JAN HAUTEKIET DIALECTEN

‘Bij ‘erfgoed’ denken we in de eerste plaats aan monumenten. Met de jaren is bij mij het besef gegroeid dat ons taaleigen nog het belangrijkst van al is. Onze dialecten vormen een rijkdom, alleen zijn we ons daar niet altijd van bewust. Je hoort tegenwoordig alleen nog een tussentaal, heel wat sappige uitdrukkingen dreigen verloren te gaan. Maar ík kan nog altijd veel plezier aan dialecten beleven. Al ga ik er helemaal anders mee om dan sommige reclamejongens, die redeneren: ‘We gooien er wat Antwerps tussen en het wordt per definitie geestig.’ Nee, dialecten kunnen heel smakelijk zijn. En vaak treffen ze raak. Ik ken geen enkel algemeen Nederlands woord dat zo de nagel op de kop slaat als ‘absjaar’, wanneer je het over een onbetrouwbaar individu hebt.’

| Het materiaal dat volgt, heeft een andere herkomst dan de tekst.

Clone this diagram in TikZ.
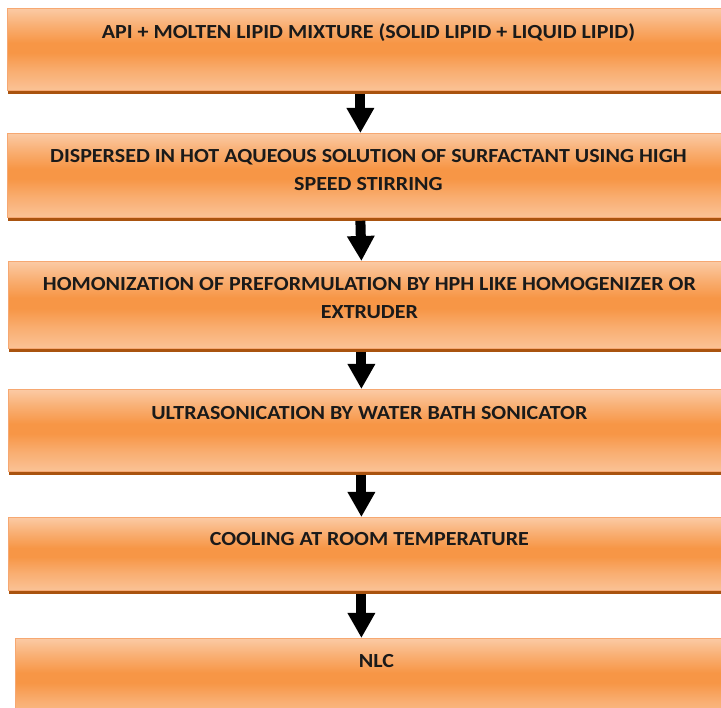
\documentclass[tikz,border=0pt]{standalone}
\usepackage{fontspec}
\setmainfont{Carlito}
\newfontfamily\boxfont[FakeStretch=1.1]{Carlito}
\usetikzlibrary{arrows.meta,calc}
\definecolor{orgdark}{HTML}{F79646}
\definecolor{orglight}{HTML}{FBCAA4}
\definecolor{orgedge}{HTML}{F6A872}
\definecolor{orgshadow}{HTML}{A9530F}
\definecolor{txt}{HTML}{1A1A1A}
\pgfdeclareverticalshading{boxshade}{100bp}{color(0bp)=(orglight); color(25bp)=(orglight!85!orgdark); color(37bp)=(orglight!45!orgdark); color(48bp)=(orgdark); color(54bp)=(orgdark); color(64bp)=(orglight!45!orgdark); color(75bp)=(orglight); color(100bp)=(orglight)}
\begin{document}
\begin{tikzpicture}[x=1pt,y=-1pt,
  box/.style={draw=orgedge, line width=0.8pt, shading=boxshade, rectangle, inner sep=0pt, anchor=north west, minimum width=722pt},
  lbl/.style={text=txt, font=\boxfont\fontsize{20}{28}\selectfont\bfseries, align=center, anchor=base, inner sep=0pt},
  blk/.style={draw=black, line width=10pt, -{Triangle[width=26pt,length=25pt]}}]
\useasboundingbox (0,0) rectangle (721,708);
\clip (0,0) rectangle (721,708);
\node[box, minimum height=82pt] (b1) at (7,8) {};
\node[box, minimum height=84pt] (b2) at (7,133) {};
\node[box, minimum height=87pt] (b3) at (8,261) {};
\node[box, minimum height=82pt] (b4) at (8,389) {};
\node[box, minimum height=73pt] (b5) at (8,517) {};
\node[box, minimum height=82pt] (b6) at (15,638) {};
\foreach \b in {b1,b2,b3,b4,b5}{
  \fill[orgshadow] ($(\b.south west)+(1,0)$) rectangle ($(\b.south east)+(0,3)$);
}
\node[lbl] (t1) at ($(b1.north)+(0,31)$) {API + MOLTEN LIPID MIXTURE (SOLID LIPID + LIQUID LIPID)};
\node[lbl] (t2) at ($(b2.north)+(0,58)$) {DISPERSED IN HOT AQUEOUS SOLUTION OF SURFACTANT USING HIGH\\SPEED STIRRING};
\node[lbl] (t3) at ($(b3.north)+(0,58)$) {HOMONIZATION OF PREFORMULATION BY HPH LIKE HOMOGENIZER OR\\EXTRUDER};
\node[lbl] (t4) at ($(b4.north)+(0,31)$) {ULTRASONICATION BY WATER BATH SONICATOR};
\node[lbl] (t5) at ($(b5.north)+(0,29)$) {COOLING AT ROOM TEMPERATURE};
\node[lbl] (t6) at ($(b6.north)+(0,29)$) {NLC};
\coordinate (a1s) at ($(b1.south)+(-8,3)$);
\coordinate (a1e) at ($(b2.north)+(-8,0)$);
\coordinate (a2s) at ($(b2.south)+(-8,3)$);
\coordinate (a2e) at ($(b3.north)+(-8,0)$);
\coordinate (a3s) at ($(b3.south)+(-8,3)$);
\coordinate (a3e) at ($(b4.north)+(-8,0)$);
\coordinate (a4s) at ($(b4.south)+(-8,3)$);
\coordinate (a4e) at ($(b5.north)+(-8,0)$);
\coordinate (a5s) at ($(b5.south)+(-8,3)$);
\coordinate (a5e) at ($(b6.north)+(-15,0)$);
\draw[blk] (a1s) -- (a1e);
\draw[blk] (a2s) -- (a2e);
\draw[blk] (a3s) -- (a3e);
\draw[blk] (a4s) -- (a4e);
\draw[blk] (a5s) -- (a5e);
\end{tikzpicture}
\end{document}
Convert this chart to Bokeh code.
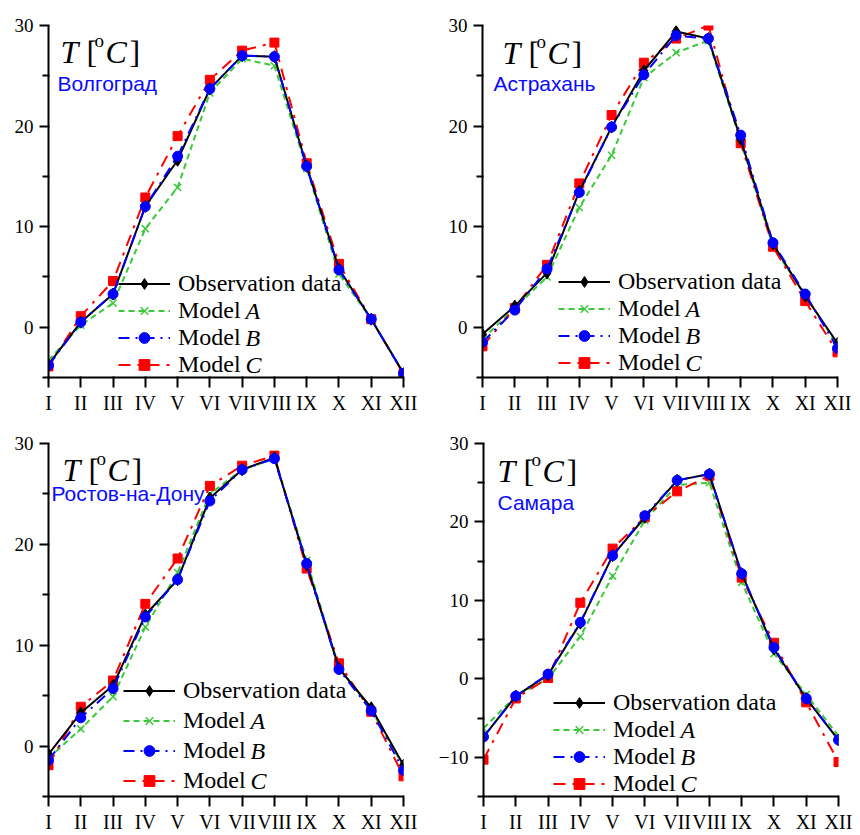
from bokeh.plotting import figure
from bokeh.layouts import column, row
from bokeh.models import FixedTicker, Range1d, Legend, LegendItem, Label
from bokeh.embed import file_html
from bokeh.resources import INLINE

# ---------------- data ----------------
MONTHS = ["I", "II", "III", "IV", "V", "VI", "VII", "VIII", "IX", "X", "XI", "XII"]
CITIES = ["Волгоград", "Астрахань", "Ростов-на-Дону", "Самара"]
SERIES_LABELS = ["Observation data", "Model", "Model", "Model"]
MODEL_LETTERS = ["A", "B", "C"]

volgograd_obs = [-3.7, 0.5, 3.3, 12.0, 16.6, 23.7, 27.0, 26.9, 16.0, 5.8, 0.8, -4.6]
volgograd_a = [-3.3, 0.2, 2.4, 9.8, 13.9, 23.3, 26.7, 26.0, 15.8, 5.3, 0.8, -4.5]
volgograd_b = [-3.8, 0.5, 3.3, 12.0, 17.0, 23.7, 27.0, 26.9, 16.0, 5.7, 0.8, -4.6]
volgograd_c = [-3.9, 1.1, 4.6, 12.9, 19.0, 24.6, 27.5, 28.3, 16.3, 6.3, 0.8, -4.6]

astrakhan_obs = [-0.7, 2.1, 5.4, 13.5, 19.9, 25.5, 29.4, 28.7, 18.7, 8.3, 3.1, -1.6]
astrakhan_a = [-1.2, 1.9, 5.0, 11.9, 17.1, 24.8, 27.3, 28.5, 18.5, 8.0, 3.2, -1.8]
astrakhan_b = [-1.5, 1.7, 5.8, 13.4, 19.9, 25.1, 29.0, 28.7, 19.1, 8.4, 3.3, -2.1]
astrakhan_c = [-1.9, 1.9, 6.2, 14.3, 21.1, 26.3, 28.7, 30.0, 18.3, 8.0, 2.6, -2.5]

rostov_obs = [-0.8, 3.3, 6.0, 13.0, 16.5, 24.6, 27.4, 28.6, 18.0, 7.7, 3.8, -1.9]
rostov_a = [-1.2, 1.7, 4.9, 11.8, 17.2, 25.0, 27.4, 28.5, 18.4, 7.8, 3.6, -2.0]
rostov_b = [-1.4, 2.8, 5.7, 12.8, 16.5, 24.3, 27.4, 28.5, 18.1, 7.6, 3.5, -2.4]
rostov_c = [-1.9, 3.9, 6.5, 14.1, 18.6, 25.8, 27.8, 28.8, 17.6, 8.2, 3.4, -3.0]

samara_obs = [-7.4, -2.2, 0.5, 7.1, 15.7, 20.6, 25.3, 26.1, 13.4, 3.8, -2.5, -7.8]
samara_a = [-6.3, -2.2, 0.0, 5.4, 13.1, 20.2, 24.7, 25.0, 12.3, 3.2, -2.0, -7.3]
samara_b = [-7.4, -2.2, 0.6, 7.2, 15.7, 20.8, 25.3, 26.1, 13.4, 4.0, -2.5, -7.8]
samara_c = [-10.3, -2.5, 0.1, 9.7, 16.6, 20.6, 23.9, 25.9, 12.9, 4.6, -3.0, -10.6]

Y_MIN = [-5, -5, -5, -15]
Y_MAX = [30, 30, 30, 30]
Y_MAJOR = [[0, 10, 20, 30], [0, 10, 20, 30], [0, 10, 20, 30], [-10, 0, 10, 20, 30]]
Y_MINOR = [[-5, 5, 15, 25], [-5, 5, 15, 25], [-5, 5, 15, 25], [-15, -5, 5, 15, 25]]

DATA = [
    (volgograd_obs, volgograd_a, volgograd_b, volgograd_c),
    (astrakhan_obs, astrakhan_a, astrakhan_b, astrakhan_c),
    (rostov_obs, rostov_a, rostov_b, rostov_c),
    (samara_obs, samara_a, samara_b, samara_c),
]

# ---------------- styles / layout ----------------
SERIF = "Liberation Serif"
SANS = "Liberation Sans"
# (width, height, border left, right, top, bottom, frame height)
GEOM = [
    (430, 417, 48, 27, 25, 38, 354),
    (430, 417, 52, 23, 23, 40, 354),
    (430, 418, 48, 27, 26, 38, 354),
    (430, 418, 53, 22, 26, 37, 355),
]
# title (T) offset x, baseline below top; city offset x, baseline below top
TITLE_POS = [(12, 28, 9, 60), (20, 29, 11, 60), (14, 27, 3, 51), (14, 29, 14, 61)]
# legend x offset, legend bottom offset, row spacing
LEG_POS = [(70, -1, 0), (76, 1, 0), (75, 2, 3), (70, -1, 0)]

STYLE = {
    "obs": dict(color="#000000", dash="solid", marker="diamond", size=12),
    "a": dict(color="#3cc83c", dash="6 4", marker="x", size=10),
    "b": dict(color="#0000ff", dash="11 6 2 6", marker="circle", size=10),
    "c": dict(color="#ff0000", dash="12 7 3 7", marker="square", size=9),
}

xs = list(range(1, len(MONTHS) + 1))


def make_panel(i):
    w, h, bl, br, bt, bb, fh = GEOM[i]
    p = figure(width=w, height=h, x_range=Range1d(1, 12), y_range=Range1d(Y_MIN[i], Y_MAX[i]),
               output_backend="svg", toolbar_location=None,
               min_border_left=bl, min_border_right=br, min_border_top=bt, min_border_bottom=bb)
    p.outline_line_color = None
    p.grid.visible = False
    p.background_fill_color = "white"
    p.border_fill_color = "white"

    xa = p.xaxis[0]
    xa.ticker = FixedTicker(ticks=xs, minor_ticks=[])
    xa.major_label_overrides = {x: m for x, m in zip(xs, MONTHS)}
    xa.major_label_text_font = SERIF
    xa.major_label_text_font_size = "20px"
    xa.major_label_text_color = "black"
    xa.major_label_standoff = 4
    xa.major_tick_out = 10
    xa.major_tick_in = 1
    xa.minor_tick_out = 0
    xa.minor_tick_in = 0
    xa.axis_line_width = 2
    xa.axis_line_color = "black"
    xa.major_tick_line_width = 2
    xa.major_tick_line_color = "black"

    ya = p.yaxis[0]
    ya.ticker = FixedTicker(ticks=Y_MAJOR[i], minor_ticks=Y_MINOR[i])
    ya.major_label_text_font = SERIF
    ya.major_label_text_font_size = "19px"
    ya.major_label_text_color = "black"
    ya.major_label_standoff = 6
    ya.major_tick_out = 9
    ya.major_tick_in = 1
    ya.minor_tick_out = 6
    ya.minor_tick_in = 1
    ya.axis_line_width = 2
    ya.axis_line_color = "black"
    ya.major_tick_line_width = 2
    ya.major_tick_line_color = "black"
    ya.minor_tick_line_width = 2
    ya.minor_tick_line_color = "black"

    obs, a, b, c = DATA[i]
    series = {"obs": obs, "a": a, "b": b, "c": c}
    rends = {}
    for key in ["a", "c", "obs", "b"]:
        st = STYLE[key]
        ys = series[key]
        rl = p.line(xs, ys, line_color=st["color"], line_width=2, line_dash=st["dash"])
        if st["marker"] == "x":
            rm = p.scatter(xs, ys, marker="x", size=st["size"], line_color=st["color"], line_width=1.5)
        else:
            rm = p.scatter(xs, ys, marker=st["marker"], size=st["size"],
                           fill_color=st["color"], line_color=st["color"])
        rends[key] = [rl, rm]

    lx, lb, sp = LEG_POS[i]
    items = [LegendItem(label=lab, renderers=rends[k])
             for lab, k in zip(SERIES_LABELS, ["obs", "a", "b", "c"])]
    legend = Legend(items=items, location=(lx, lb), orientation="vertical",
                    background_fill_alpha=0, border_line_alpha=0, padding=0, margin=0,
                    spacing=sp, glyph_width=52, glyph_height=27, label_height=27,
                    label_standoff=8, label_text_font=SERIF, label_text_font_size="24px",
                    label_text_color="black")
    p.add_layout(legend, "center")

    # italic model letters following "Model"
    row_h = 27
    text_x = lx + 52 + 8 + 67
    for j, letter in enumerate(MODEL_LETTERS):
        k = j + 1
        yc = lb + (3 - k) * (row_h + sp) + row_h / 2
        p.add_layout(Label(x=text_x, y=yc, x_units="screen", y_units="screen", text=letter,
                           text_font=SERIF, text_font_style="italic", text_font_size="24px",
                           text_baseline="middle", text_align="left", text_color="black"))

    # title T [°C]
    tx, tb, cx, cb = TITLE_POS[i]
    base = fh - tb
    parts = [("T", 0, 0, "italic", "32px"), ("[", 26, 0, "normal", "32px"),
             ("o", 34, 11, "normal", "19px"), ("C", 45, 0, "italic", "32px"),
             ("]", 69, 0, "normal", "32px")]
    for txt, dx, dy, style, size in parts:
        p.add_layout(Label(x=tx + dx, y=base + dy, x_units="screen", y_units="screen", text=txt,
                           text_font=SERIF, text_font_style=style, text_font_size=size,
                           text_baseline="alphabetic", text_align="left", text_color="black"))
    p.add_layout(Label(x=cx, y=fh - cb, x_units="screen", y_units="screen", text=CITIES[i],
                       text_font=SANS, text_font_size="21px", text_baseline="alphabetic",
                       text_align="left", text_color="#0a0aff"))
    return p


panels = [make_panel(i) for i in range(4)]
layout = column(row(panels[0], panels[1]), row(panels[2], panels[3]))

open("out.html", "w").write(file_html(layout, INLINE))
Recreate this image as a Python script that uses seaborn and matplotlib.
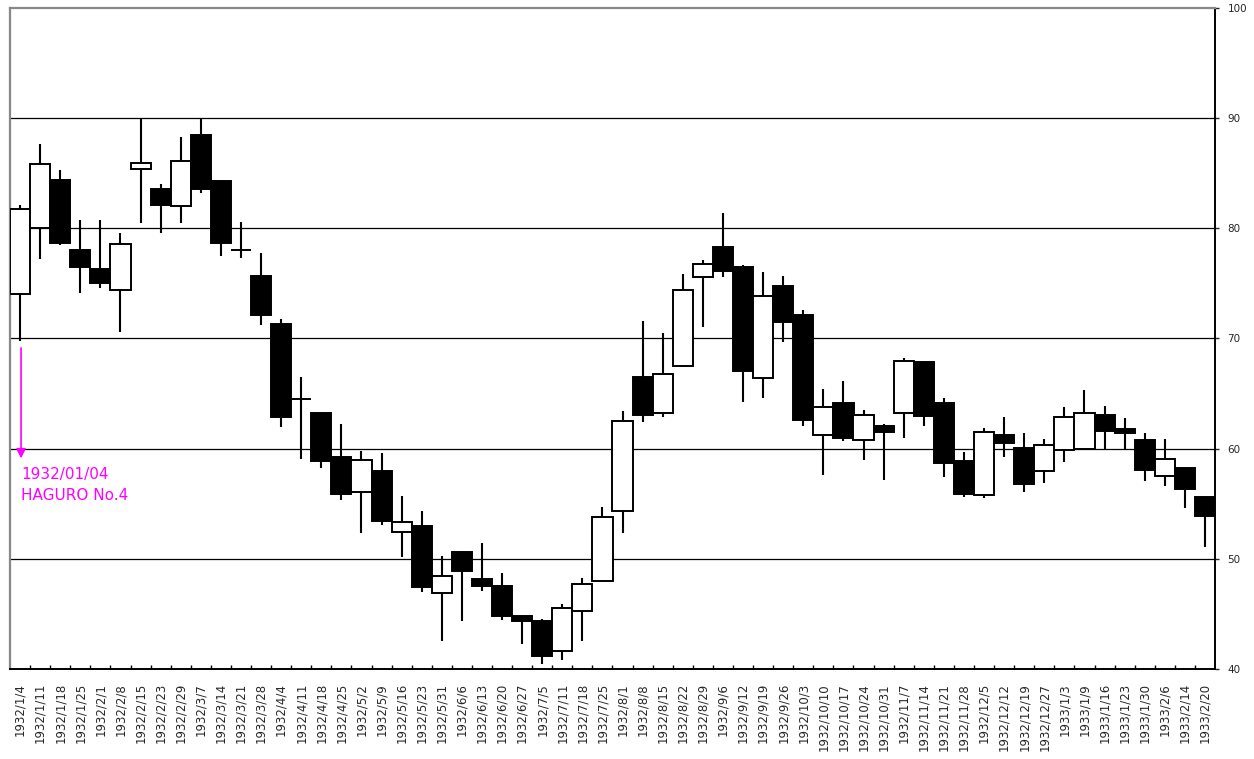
import matplotlib
matplotlib.use("Agg")
import matplotlib.pyplot as plt
import seaborn as sns
import pandas as pd

# weekly prices
dates = ["1932/1/4", "1932/1/11", "1932/1/18", "1932/1/25", "1932/2/1", "1932/2/8",
         "1932/2/15", "1932/2/23", "1932/2/29", "1932/3/7", "1932/3/14", "1932/3/21",
         "1932/3/28", "1932/4/4", "1932/4/11", "1932/4/18", "1932/4/25", "1932/5/2",
         "1932/5/9", "1932/5/16", "1932/5/23", "1932/5/31", "1932/6/6", "1932/6/13",
         "1932/6/20", "1932/6/27", "1932/7/5", "1932/7/11", "1932/7/18", "1932/7/25",
         "1932/8/1", "1932/8/8", "1932/8/15", "1932/8/22", "1932/8/29", "1932/9/6",
         "1932/9/12", "1932/9/19", "1932/9/26", "1932/10/3", "1932/10/10", "1932/10/17",
         "1932/10/24", "1932/10/31", "1932/11/7", "1932/11/14", "1932/11/21", "1932/11/28",
         "1932/12/5", "1932/12/12", "1932/12/19", "1932/12/27", "1933/1/3", "1933/1/9",
         "1933/1/16", "1933/1/23", "1933/1/30", "1933/2/6", "1933/2/14", "1933/2/20"]

opens = [74.0, 80.0, 84.4, 78.0, 76.3, 74.4, 85.4, 83.6, 82.0, 88.5,
         84.3, 78.0, 75.7, 71.3, 64.5, 63.2, 59.2, 56.1, 58.0, 52.45,
         53.0, 46.9, 50.6, 48.2, 47.5, 44.8, 44.4, 41.6, 45.3, 48.0,
         54.3, 66.5, 63.2, 67.5, 75.6, 78.3, 76.5, 66.4, 74.8, 72.1,
         61.2, 64.1, 60.8, 62.1, 63.2, 67.9, 64.1, 58.9, 55.8, 61.25,
         60.1, 58.0, 59.9, 60.0, 63.1, 61.8, 60.75, 57.55, 58.2, 55.6]
highs = [82.1, 87.7, 85.3, 80.8, 80.8, 79.6, 89.9, 84.0, 88.3, 89.9,
         84.4, 80.6, 77.8, 71.8, 66.5, 63.3, 62.2, 59.8, 59.6, 55.7,
         54.3, 50.3, 50.7, 51.4, 48.7, 44.85, 44.5, 45.9, 48.3, 54.7,
         63.45, 71.6, 70.5, 75.9, 77.15, 81.4, 76.7, 76.0, 75.7, 72.6,
         65.45, 66.1, 63.55, 62.2, 68.25, 67.95, 64.6, 59.7, 61.9, 62.9,
         61.4, 60.85, 63.8, 65.3, 63.9, 62.8, 61.4, 60.9, 58.25, 55.65]
lows = [69.8, 77.2, 78.5, 74.1, 74.6, 70.6, 80.5, 79.6, 80.5, 83.2,
        77.5, 77.3, 71.2, 62.0, 59.1, 58.2, 55.3, 52.3, 53.1, 50.2,
        47.0, 42.5, 44.4, 47.1, 44.45, 42.25, 40.45, 40.8, 42.5, 47.95,
        52.3, 62.4, 62.9, 67.45, 71.0, 75.6, 64.2, 64.6, 69.65, 62.1,
        57.6, 60.7, 59.0, 57.15, 60.95, 62.1, 57.4, 55.65, 55.5, 59.2,
        56.05, 56.9, 58.8, 60.0, 60.0, 60.0, 57.05, 56.6, 54.6, 51.1]
closes = [81.8, 85.8, 78.7, 76.5, 75.0, 78.6, 85.9, 82.1, 86.1, 83.6,
          78.7, 78.0, 72.1, 62.9, 64.5, 58.9, 55.9, 59.0, 53.4, 53.3,
          47.45, 48.4, 48.9, 47.5, 44.8, 44.4, 41.2, 45.5, 47.7, 53.8,
          62.5, 63.05, 66.8, 74.4, 76.8, 76.1, 67.05, 73.9, 71.5, 62.6,
          63.8, 61.0, 63.1, 61.5, 68.0, 63.0, 58.7, 55.9, 61.5, 60.5,
          56.8, 60.3, 62.9, 63.2, 61.6, 61.4, 58.05, 59.1, 56.3, 53.9]

df = pd.DataFrame({"date": dates, "open": opens, "high": highs, "low": lows, "close": closes})
df["x"] = range(len(df))
df["bottom"] = df[["open", "close"]].min(axis=1)
df["height"] = (df["close"] - df["open"]).abs()
df["face"] = ["black" if c < o else "white" for o, c in zip(df["open"], df["close"])]

sns.set_style("white")
plt.rcParams["font.family"] = ["DejaVu Sans"]

fig = plt.figure(figsize=(12.54, 7.59), dpi=100)
ax = fig.add_axes([10 / 1254, 1 - 669 / 759, 1205 / 1254, 661 / 759])

# horizontal grid lines
for g in [50, 60, 70, 80, 90]:
    ax.axhline(g, color="black", lw=0.9, zorder=1)

# wicks then bodies
ax.vlines(df["x"], df["low"], df["high"], color="black", lw=1.5, zorder=2)
ax.bar(df["x"], df["height"], bottom=df["bottom"], width=1.0,
       color=df["face"], edgecolor="black", linewidth=1.4, zorder=3)

ax.set_xlim(-0.5, len(df) - 0.5)
ax.set_ylim(40, 100)

ax.set_xticks(df["x"])
ax.set_xticklabels(df["date"], rotation=90, fontsize=8.5)
ax.set_xticks([i + 0.5 for i in range(len(df) - 1)], minor=True)
ax.tick_params(axis="x", which="major", length=0, pad=10)
ax.tick_params(axis="x", which="minor", direction="in", length=3, width=1, color="black", bottom=True)

ax.yaxis.tick_right()
ax.set_yticks([40, 50, 60, 70, 80, 90, 100])
ax.tick_params(axis="y", which="major", direction="out", length=3, width=1,
               labelsize=7.5, pad=6, right=True, left=False)

for side in ["left", "top"]:
    ax.spines[side].set_color("#888888")
    ax.spines[side].set_linewidth(1.6)
for side in ["right", "bottom"]:
    ax.spines[side].set_color("black")
    ax.spines[side].set_linewidth(1.4)

# magenta annotation
ax.annotate("", xy=(0.05, 58.87), xytext=(0.05, 69.4),
            arrowprops=dict(arrowstyle="-|>", color="#ff00ff", lw=1.2, mutation_scale=14),
            zorder=5)
ax.text(0.05, 58.3, "1932/01/04\nHAGURO No.4", color="#ff00ff", fontsize=11,
        ha="left", va="top", linespacing=1.45, zorder=5)

fig.savefig("out.png", dpi=100)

‘Ik heb een zwak voor dialectwoordenboeken, zoals Uude ma good…?. Ik amuseer me met het imiteren van dialecten, al zal ik natuurlijk altijd bepaalde schakeringen missen om mij een streektaal volledig eigen te maken. Ik kan me nooit voordoen als een native West-Vlaming, maar als ik een mondje in hun dialect kan meepraten, dan wekt dat toch wel enig vertrouwen. Geregeld pik ik een woord van een vreemd dialect op. Ik heb daar een antenne voor ontwikkeld, net zoals ik er eentje heb voor correct taalgebruik. Ik ben gewoon graag met taal bezig. Een goeie, creatieve standaardtaal spreekt me al evenzeer aan. Het is in die zin een genot om met een verbaal sterk iemand als Rick de Leeuw op tournee te gaan. We steken op het vlak van taalgebruik veel van elkaar op. In het begin had hij enige pudeur om het woord ‘afwerken’ uit te spreken. Bleek dat het bij onze noorderburen een erotische bijklank heeft, het betekent klaarkomen.’

‘Ik ben een rasechte Brusselaar, maar mijn moedertaal was Mechels. Ik vind dat tot op de dag van vandaag, samen met het Gents en het Brussels, tot de sappigste dialecten behoren. De charme van het Mechels heeft met de fonetiek en de directheid te maken, terwijl de kracht van het Brussels eerder in de mengelmoes van de woordenschat schuilt. Een taal zegt veel over een volk. In het Brussels hoor je er de zwans door, uit de dialecten van Tienen en Sint-Truiden komt het klagerige naar boven.’

‘Ik vraag me af: ként de generatie -30 zijn dialecten nog? In Gent komen jongeren vaak niet verder dan het vree wijs-taaltje, met enkel de juiste tongval en wat modieuze uitdrukkingen. Vorig jaar laste Mark Uytterhoeven in De Laatste Show een week uitzendingen in dialecten in. Toen merkte je dat sommigen er wel wat moeite mee krijgen. Zo herinner ik mij dat Will Tura al snel overschakelde op een soort verbasterde standaardtaal. Je moet toegeven dat het niet meer zo diep in onze vezels zit. Hoe dat komt? Toen in de jaren 60 het ABN werd gepromoot, zijn we het dialect beginnen afzweren, wat heel jammer is. Ik weet niet of we de klok nog kunnen terugdraaien. Eigenlijk léven de dialecten niet meer, ze verrijken zich niet langer met nieuwe woorden.’

‘Figuurtjes als de Gentse bokser Firmin Crets of het Kempense duo Petrik & Jehán (foto) tonen aan dat de streektalen wel nog aantrekkingskracht uitoefenen. En Flip Kowlier heeft de muzikaliteit van het West-Vlaams onderstreept. Met zijn zachte klanken leent zijn Izzegems zich tot liedjes waarvoor het Antwerps te hard is. Het is geen toeval dat mensen zo positief op Flip Kowlier reageren. Zelfs als ze zijn taaltje niet echt begrijpen, appreciëren ze toch de authenticiteit ervan.’

‘Zelf bezig ik mijn eigen dialect, het Mechels, nog zelden. Met mijn moeder spreek ik het steeds minder, zo merk ik. Zoiets heb je niet in de hand, je kan dat ook niet forceren. Mijn vrouw en ik hebben geen gemeenschappelijk dialect. Bijgevolg spreken we bij ons thuis een Nederlands dat niet altijd even verzorgd, maar toch redelijk correct is. Af en toe sluipt er nog een dialectwoord in, zoals scheurpen, Mechels voor zagen.’